ACL repair means the ligament will be reattached to its insertion on the femur (thigh bone) or tibia (shin bone) with specific devices and allow it to heal. Reconstruction, on the other hand, will require using a graft. The surgeon will review the graft options with you and is based on several factors.

The decision to undergo surgery may depend on the patient’s baseline physical activity level, age, functional demands, overall health, occupation and other existing injuries. Athletes or highly physically active individuals may be more inclined to choose surgery to get them back to their usual physical activities as soon as possible. On the other hand, patients may decide not to undergo surgery if they don’t have a very active lifestyle or participate in sports that require a lot of pivoting or cutting maneuvers. These patients may be able to function normally even without surgery.

ACL Injury Treatment

In general, ACL injury treatment is guided by your level of activity and desire to return to sports or an active lifestyle. Other factors, such as presence of osteoarthritis or general health, will also play a role. Treatment goals include:

  • Restore knee stability and reduce pain
  • Improve knee range of motion
  • Prevent other knee problems from occurring

Your doctor will recommend appropriate treatment options after thoroughly examining your knee, the extent of its damage and other medical factors. Each treatment option has different benefits and risks, so ask your surgeon as much information as possible to help prepare you better.

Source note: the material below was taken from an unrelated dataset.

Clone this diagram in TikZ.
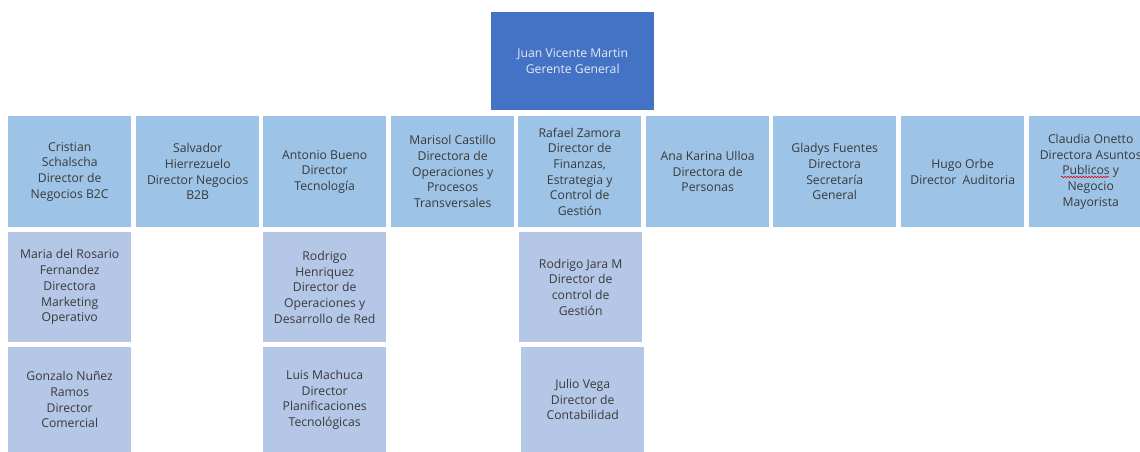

Most patients wishing to return to sports or higher demand activities may opt for surgery. On the other hand, nonsurgical management of ACL injury may be enough for patients with less active lifestyle.

ACL Surgery Recovery

Patients can go home within the day of the surgery. Your doctor may recommend wearing a knee brace and using crutches after surgery, the duration will depend on any additional procedures done during the surgery. Typically, no longer than 6 weeks if a meniscus repair was performed, 8 weeks if cartilage surgery or as short as 2 weeks if just the ACL was reconstructed. Physical therapy may last up to 12 months. While it is important to stick to the physical therapy routine, tell your therapist if you feel pain or something feels wrong. Physical therapy is not a “no pain, no gain” approach. Pushing yourself too much through pain can do more damage and delay your recovery.

How soon you can go back to your usual physical activity will depend on the kind of movements your activity requires. In general, rehabilitation from an ACL repair or reconstruction may take up to 12 months. This may be longer if you do not consistently perform the prescribed exercises that will build the strength necessary to safely return to sport or activity. This is also a progressive process, so you will be active throughout and not just doing exercises. For example, at 4- 6 months after surgery we want our patients working through increasingly demanding sport-specific motions and form. From there, we work to optimize your strength and safeguard your knee.

Safeguarding Your Knees from ACL Injury

Your knees support you in every step, so optimizing how you control your trunk during activities, proper form during workouts and sport and improving techniques all go a long way to prevent future injury or re-injury. Consult a doctor if you notice any symptoms such as pain that does not resolve, swelling or sensations of knee instability for appropriate diagnosis and treatment.